The chemical constituents are converted into designer fuels in the third stage of the bioliq® process, which is just being implemented on the KIT campus in cooperation with two industrial partners, MUT Advanced Heating GmbH based in Jena (for the hot-gas purification) and Chemieanlagenbau Chemnitz GmbH, an international process engineering company (for the synthesis part of the bioliq® plant). These two industrial partners will not only deliver and put in place parts of the plant, but will also work with KIT in the operation and further development of the plant. "We are entering the important phase of implementation of the pilot plant with a projected production of 100 l designer fuel per hour," said Dr. Peter Fritz, Vice President Research and Innovation at KIT: "This is the essential step towards industrial development, after many years of upstream research conducted in the laboratory."

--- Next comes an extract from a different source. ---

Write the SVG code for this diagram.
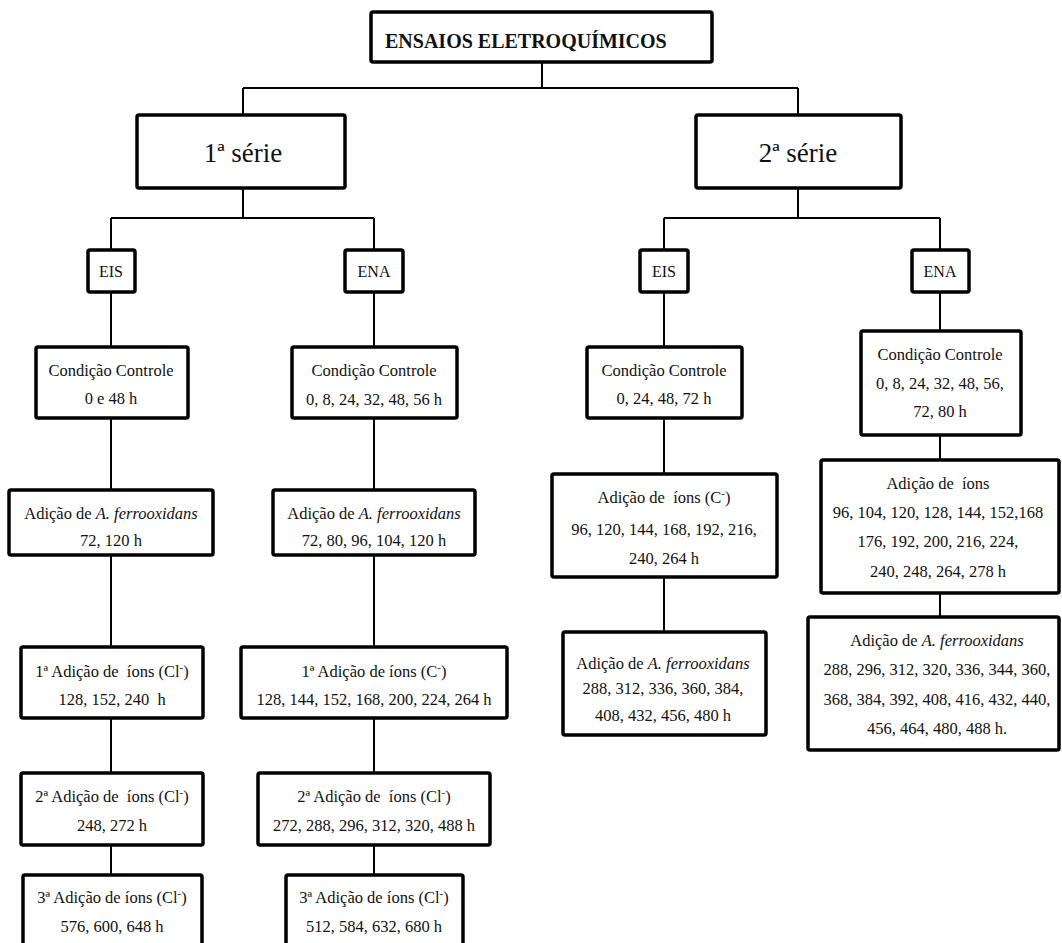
<svg xmlns="http://www.w3.org/2000/svg" width="1062" height="943" viewBox="0 0 1062 943">
<style>
.box{fill:#fff;stroke:#000;stroke-width:3.5}
.con{stroke:#000;stroke-width:2;fill:none}
text{font-family:"Times New Roman",Times,"Liberation Serif",Tinos,"DejaVu Serif",serif;fill:#111;text-anchor:middle;white-space:pre}
.t{font-size:16.5px}
.s{font-size:16px}
.big{font-size:27px}
.title{font-size:20px;font-weight:bold;text-anchor:start}
.i{font-style:italic}
</style>
<rect width="1062" height="943" fill="#fff"/>
<g id="connectors">
<path class="con" d="M542,62V88M243,88H798M243,88V115M798,88V115"/>
<path class="con" d="M243,188V218M111,218H374M111,218V250M374,218V250"/>
<path class="con" d="M798,188V218M664,218H940M664,218V250M940,218V250"/>
<path class="con" d="M111,292V347M111,418V490M111,555V647M111,718V773M111,845V875"/>
<path class="con" d="M374,292V347M374,418V490M374,555V647M374,718V773M374,845V875"/>
<path class="con" d="M664,292V347M664,418V474M664,577V632"/>
<path class="con" d="M940,292V331M940,435V460M940,593V617"/>
</g>
<g id="n-title"><rect class="box" x="371" y="12" width="341" height="50" rx="2"/><text class="title" x="385" y="48">ENSAIOS ELETROQUÍMICOS</text></g>
<g id="n-serie1"><rect class="box" x="137" y="115" width="208" height="73" rx="2"/><text class="big" x="243" y="162">1ª série</text></g>
<g id="n-serie2"><rect class="box" x="696" y="115" width="205" height="73" rx="2"/><text class="big" x="798" y="162">2ª série</text></g>
<g id="n-eis1"><rect class="box" x="88" y="250" width="47" height="42" rx="2"/><text class="s" x="111" y="277">EIS</text></g>
<g id="n-ena1"><rect class="box" x="345" y="250" width="58" height="42" rx="2"/><text class="s" x="374" y="277">ENA</text></g>
<g id="n-eis2"><rect class="box" x="640" y="250" width="48" height="42" rx="2"/><text class="s" x="664" y="277">EIS</text></g>
<g id="n-ena2"><rect class="box" x="912" y="250" width="57" height="42" rx="2"/><text class="s" x="940" y="277">ENA</text></g>

<g id="n-c1"><rect class="box" x="36" y="347" width="152" height="71" rx="2"/><text class="t" x="111" y="376">Condição Controle</text><text class="t" x="111" y="404">0 e 48 h</text></g>
<g id="n-a1"><rect class="box" x="9" y="490" width="204" height="65" rx="2"/><text class="t" x="111" y="519">Adição de <tspan class="i">A. ferrooxidans</tspan></text><text class="t" x="111" y="546">72, 120 h</text></g>
<g id="n-i1a"><rect class="box" x="21" y="647" width="182" height="71" rx="2"/><text class="t" x="112" y="677">1ª Adição de  íons (Cl<tspan dy="-6" font-size="11">-</tspan><tspan dy="6">)</tspan></text><text class="t" x="112" y="705">128, 152, 240  h</text></g>
<g id="n-i1b"><rect class="box" x="21" y="773" width="182" height="72" rx="2"/><text class="t" x="112" y="802">2ª Adição de  íons (Cl<tspan dy="-6" font-size="11">-</tspan><tspan dy="6">)</tspan></text><text class="t" x="112" y="831">248, 272 h</text></g>
<g id="n-i1c"><rect class="box" x="23" y="875" width="179" height="80" rx="2"/><text class="t" x="112" y="903">3ª Adição de íons (Cl<tspan dy="-6" font-size="11">-</tspan><tspan dy="6">)</tspan></text><text class="t" x="112" y="932">576, 600, 648 h</text></g>

<g id="n-c2"><rect class="box" x="292" y="347" width="165" height="71" rx="2"/><text class="t" x="374" y="376">Condição Controle</text><text class="t" x="374" y="405">0, 8, 24, 32, 48, 56 h</text></g>
<g id="n-a2"><rect class="box" x="273" y="490" width="202" height="65" rx="2"/><text class="t" x="374" y="519">Adição de <tspan class="i">A. ferrooxidans</tspan></text><text class="t" x="374" y="546">72, 80, 96, 104, 120 h</text></g>
<g id="n-i2a"><rect class="box" x="241" y="647" width="266" height="71" rx="2"/><text class="t" x="374" y="677">1ª Adição de íons (C<tspan dy="-6" font-size="11">-</tspan><tspan dy="6">)</tspan></text><text class="t" x="374" y="705">128, 144, 152, 168, 200, 224, 264 h</text></g>
<g id="n-i2b"><rect class="box" x="258" y="773" width="232" height="72" rx="2"/><text class="t" x="374" y="802">2ª Adição de  íons (Cl<tspan dy="-6" font-size="11">-</tspan><tspan dy="6">)</tspan></text><text class="t" x="374" y="831">272, 288, 296, 312, 320, 488 h</text></g>
<g id="n-i2c"><rect class="box" x="286" y="875" width="177" height="80" rx="2"/><text class="t" x="374" y="903">3ª Adição de íons (Cl<tspan dy="-6" font-size="11">-</tspan><tspan dy="6">)</tspan></text><text class="t" x="374" y="932">512, 584, 632, 680 h</text></g>

<g id="n-c3"><rect class="box" x="587" y="347" width="155" height="71" rx="2"/><text class="t" x="664" y="376">Condição Controle</text><text class="t" x="664" y="404">0, 24, 48, 72 h</text></g>
<g id="n-i3"><rect class="box" x="552" y="474" width="225" height="103" rx="2"/><text class="t" x="664" y="503">Adição de  íons (C<tspan dy="-6" font-size="11">-</tspan><tspan dy="6">)</tspan></text><text class="t" x="664" y="535">96, 120, 144, 168, 192, 216,</text><text class="t" x="664" y="564">240, 264 h</text></g>
<g id="n-a3"><rect class="box" x="563" y="632" width="203" height="103" rx="2"/><text class="t" x="663" y="669">Adição de <tspan class="i">A. ferrooxidans</tspan></text><text class="t" x="663" y="694">288, 312, 336, 360, 384,</text><text class="t" x="663" y="721">408, 432, 456, 480 h</text></g>

<g id="n-c4"><rect class="box" x="861" y="331" width="160" height="104" rx="2"/><text class="t" x="940" y="360">Condição Controle</text><text class="t" x="940" y="389">0, 8, 24, 32, 48, 56,</text><text class="t" x="940" y="417">72, 80 h</text></g>
<g id="n-i4"><rect class="box" x="821" y="460" width="238" height="133" rx="2"/><text class="t" x="938" y="489">Adição de  íons</text><text class="t" x="938" y="518">96, 104, 120, 128, 144, 152,168</text><text class="t" x="938" y="547">176, 192, 200, 216, 224,</text><text class="t" x="938" y="577">240, 248, 264, 278 h</text></g>
<g id="n-a4"><rect class="box" x="808" y="617" width="251" height="133" rx="2"/><text class="t" x="937" y="646">Adição de <tspan class="i">A. ferrooxidans</tspan></text><text class="t" x="937" y="675">288, 296, 312, 320, 336, 344, 360,</text><text class="t" x="937" y="705">368, 384, 392, 408, 416, 432, 440,</text><text class="t" x="937" y="734">456, 464, 480, 488 h.</text></g>
</svg>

Undesired substances such as small particles, chlorinated substances and nitrogen components are removed from the synthesis gas at high temperatures. The KIT scientists have developed a new technique, in which the gas is purified at 500°C. In contrast to conventional processes, which require temperatures far below the freezing point of water, the innovative process leads to around 10 per cent of energy savings.

Many steps are required to produce fuel, including several chemical intermediary steps. The bioliq® pilot plant combines some of these steps into a single process stage. In analogy to processes used to produce fuel from natural gas, dimethyl ether is turned into Otto fuel, which can subsequently be further developed, and used, for example for direct fuel injection.